As well as the Nonlinear Dirac Equation Wikipedia Page spoken of in the comments, see the Maxwell-Dirac equation in e.g.:
as well as the works of the late Hilary Booth of the Australian National University.
Basically, this nonlinear system is pretty much what its name says, i.e an intriguing and uncluttered "first quantized" or "baby" formulation of QED (appealing especially to non quantum field theorists like me):
$$\gamma^\mu\left(i \partial_\mu - q A_\mu\right) \psi + V \psi - \psi = 0$$
$$\partial_\nu F^{\nu\,\mu} = q\,\bar{\psi} \gamma^\mu \psi$$
$$F_{\mu\,\nu} = \partial_\mu A_\nu - \partial_\nu A_\mu$$
with the Lorenz Gauge
$$\partial_\mu A^\mu = 0$$.
i.e. intuitively, the current source for the Maxwell equations is $q$ times the electron's probability current density (here $\bar{\psi}$ stands for charge conjugated $\psi$). Thus, a first quantized electron field is nonlinearly coupled to a first quantized photon field. This nonlinear system can be solved exactly for the hydrogen atom potential $V$ and in other situations and these solutions (particularly the hydrogen atom ones) can indeed model the Lamb shift and spontaneous emission.
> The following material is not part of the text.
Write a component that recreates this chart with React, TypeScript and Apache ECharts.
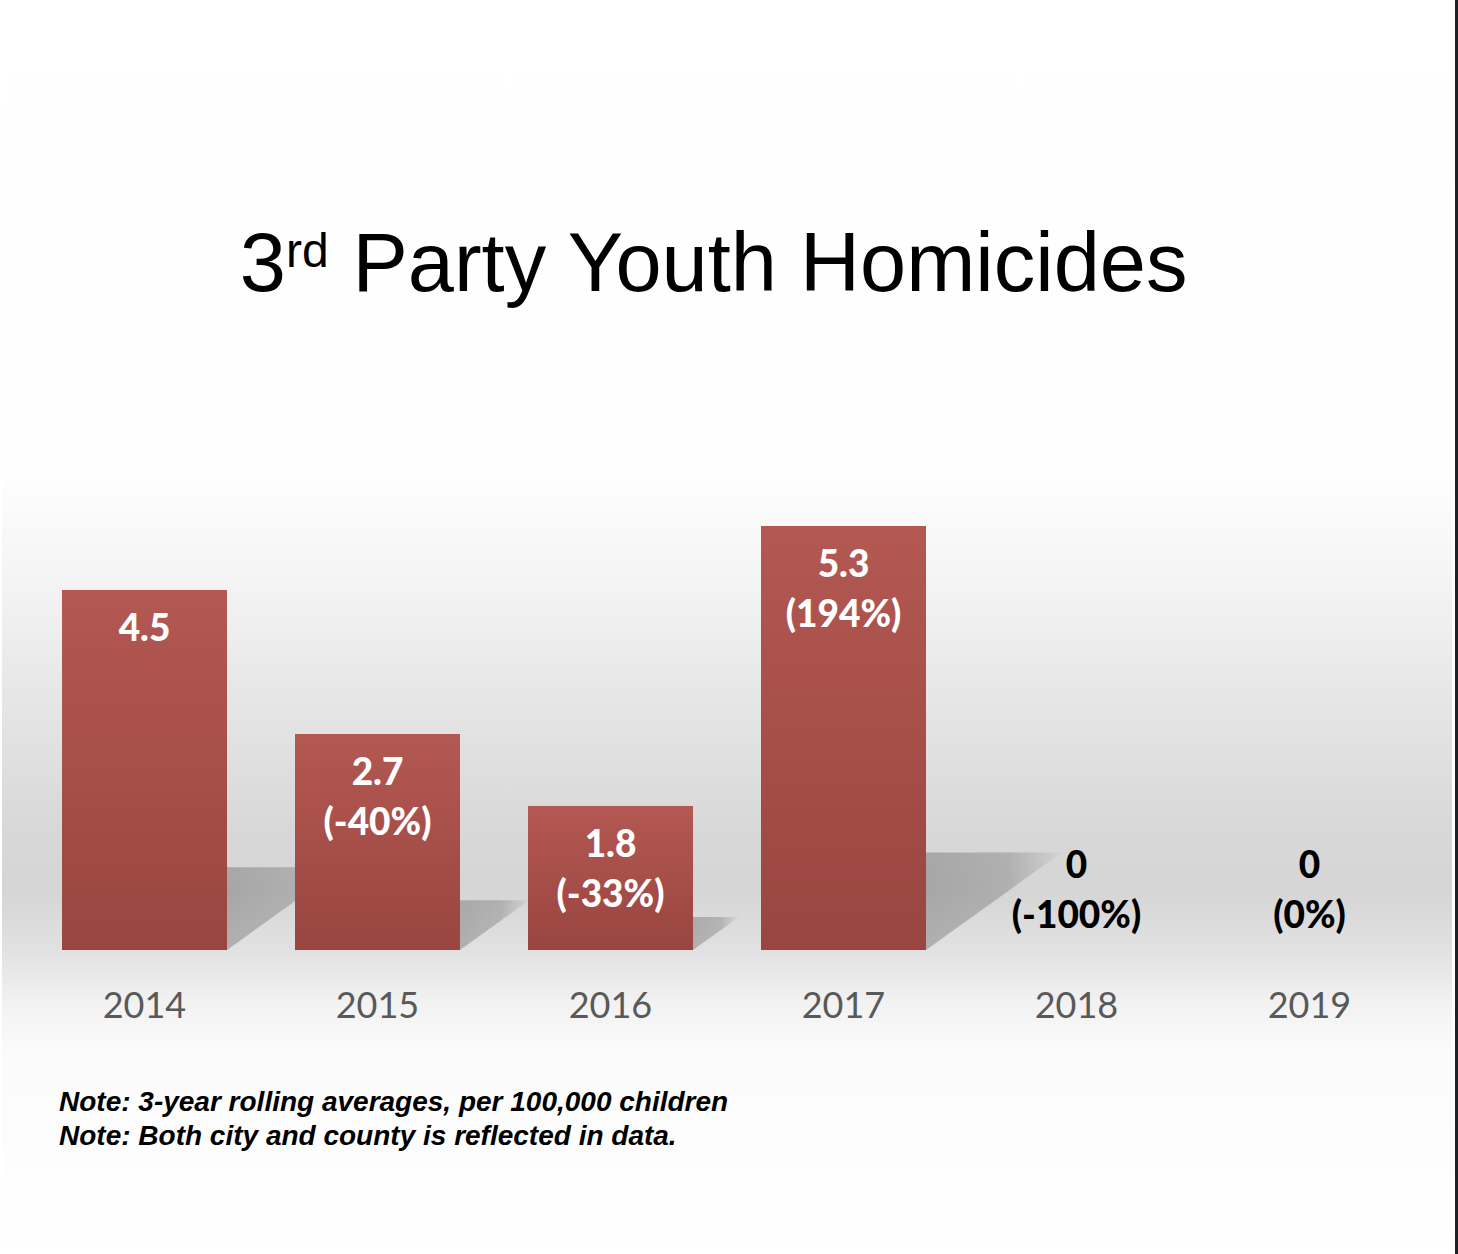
import React, { useEffect, useRef } from 'react';
import * as echarts from 'echarts';

// 3-year rolling averages per 100,000 children
const years = ['2014', '2015', '2016', '2017', '2018', '2019'];
const rates = [4.5, 2.7, 1.8, 5.3, 0, 0];
const changes = ['', '-40%', '-33%', '194%', '-100%', '0%'];

const notes = [
  'Note: 3-year rolling averages, per 100,000 children',
  'Note: Both city and county is reflected in data.',
];

const W = 1458;
const H = 1254;

const App: React.FC = () => {
  const chartRef = useRef<HTMLDivElement>(null);

  useEffect(() => {
    const chart = echarts.init(chartRef.current, null, { renderer: 'svg' });

    const barData = rates.map((v, i) =>
      v > 0
        ? { value: v }
        : { value: v, label: { position: 'top', color: '#000', distance: 12 } }
    );

    const option = {
      animation: false,
      graphic: [
        {
          type: 'rect',
          z: -10,
          shape: { x: 2, y: 0, width: 1450, height: H },
          style: {
            fill: new echarts.graphic.LinearGradient(0, 0, 0, 1, [
              { offset: 0, color: '#ffffff' },
              { offset: 0.38, color: '#fefefe' },
              { offset: 0.47, color: '#f3f3f3' },
              { offset: 0.55, color: '#e7e7e7' },
              { offset: 0.66, color: '#d8d8d8' },
              { offset: 0.71, color: '#d5d5d5' },
              { offset: 0.76, color: '#e2e2e2' },
              { offset: 0.8, color: '#f2f2f2' },
              { offset: 0.84, color: '#fbfbfb' },
              { offset: 1, color: '#ffffff' },
            ]),
          },
        },
        {
          type: 'rect',
          z: -9,
          shape: { x: 1455, y: 0, width: 3, height: H },
          style: { fill: '#1f1f26' },
        },
        {
          type: 'text',
          x: 714,
          y: 262,
          style: {
            text: '{a|3}{b|rd}{a| Party Youth Homicides}',
            textAlign: 'center',
            textVerticalAlign: 'middle',
            fill: '#000',
            rich: {
              a: {
                fontSize: 83,
                lineHeight: 92,
                fontFamily: '"Liberation Sans", Arial, sans-serif',
                color: '#000',
              },
              b: {
                fontSize: 48,
                lineHeight: 54,
                padding: [10, 0, 0, 0],
                verticalAlign: 'top',
                fontFamily: '"Liberation Sans", Arial, sans-serif',
                color: '#000',
              },
            },
          },
        },
        {
          type: 'text',
          x: 59,
          y: 1084,
          style: {
            text: notes.join('\n'),
            fontSize: 28,
            lineHeight: 34,
            fontStyle: 'italic',
            fontWeight: 'bold',
            fontFamily: '"Liberation Sans", Arial, sans-serif',
            fill: '#000',
            textVerticalAlign: 'top',
          },
        },
      ],
      grid: { left: 28, right: 32, top: 470, bottom: 304 },
      xAxis: {
        type: 'category',
        data: years,
        axisLine: { show: false },
        axisTick: { show: false },
        axisLabel: {
          fontSize: 36,
          fontFamily: 'Lato, sans-serif',
          color: '#595959',
          margin: 36,
        },
      },
      yAxis: {
        type: 'value',
        min: 0,
        max: 6,
        show: false,
        splitLine: { show: false },
      },
      series: [
        {
          // soft cast shadows behind the bars
          type: 'custom',
          z: 1,
          silent: true,
          data: rates.map((v, i) => [i, v]),
          encode: { x: 0, y: 1 },
          renderItem: (params: any, api: any) => {
            const i = api.value(0);
            const v = api.value(1);
            if (!(v > 0)) return null;
            const base = api.coord([i, 0]);
            const top = api.coord([i, v]);
            const h = base[1] - top[1];
            const right = base[0] + 82.5;
            return {
              type: 'polygon',
              shape: {
                points: [
                  [right, base[1]],
                  [right, base[1] - 0.23 * h],
                  [right + 0.32 * h, base[1] - 0.23 * h],
                ],
              },
              style: {
                fill: new echarts.graphic.LinearGradient(0, 0, 1, 0, [
                  { offset: 0, color: 'rgba(0,0,0,0.22)' },
                  { offset: 0.6, color: 'rgba(0,0,0,0.18)' },
                  { offset: 1, color: 'rgba(0,0,0,0.02)' },
                ]),
              },
            };
          },
        },
        {
          type: 'bar',
          z: 2,
          barWidth: 165,
          data: barData,
          itemStyle: {
            color: new echarts.graphic.LinearGradient(0, 0, 0, 1, [
              { offset: 0, color: '#b35852' },
              { offset: 1, color: '#9a4540' },
            ]),
          },
          label: {
            show: true,
            position: 'insideTop',
            distance: 11,
            color: '#fff',
            fontSize: 37,
            lineHeight: 50,
            fontWeight: 900,
            fontFamily: 'Lato, sans-serif',
            formatter: (p: any) => {
              const c = changes[p.dataIndex];
              return c ? `${p.value}\n(${c})` : `${p.value}`;
            },
          },
        },
      ],
    };

    chart.setOption(option);

    return () => {
      chart.dispose();
    };
  }, []);

  return (
    <div
      ref={chartRef}
      style={{ position: 'absolute', left: 0, top: 0, width: `${W}px`, height: `${H}px` }}
    />
  );
};

export default App;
The series solution (given in the Barut and Kraus paper) comes out to something very like the standard QED perturbation terms and indeed one must step in and "renormalize" this solution too.
I've had quite a bit of experience with nonlinear Schrödinger equations to model optical solitons in a former life so I understand the Maxwell-Dirac equation is likely a little different from the kind of thing you were looking for, but I hope you find this interesting nonetheless.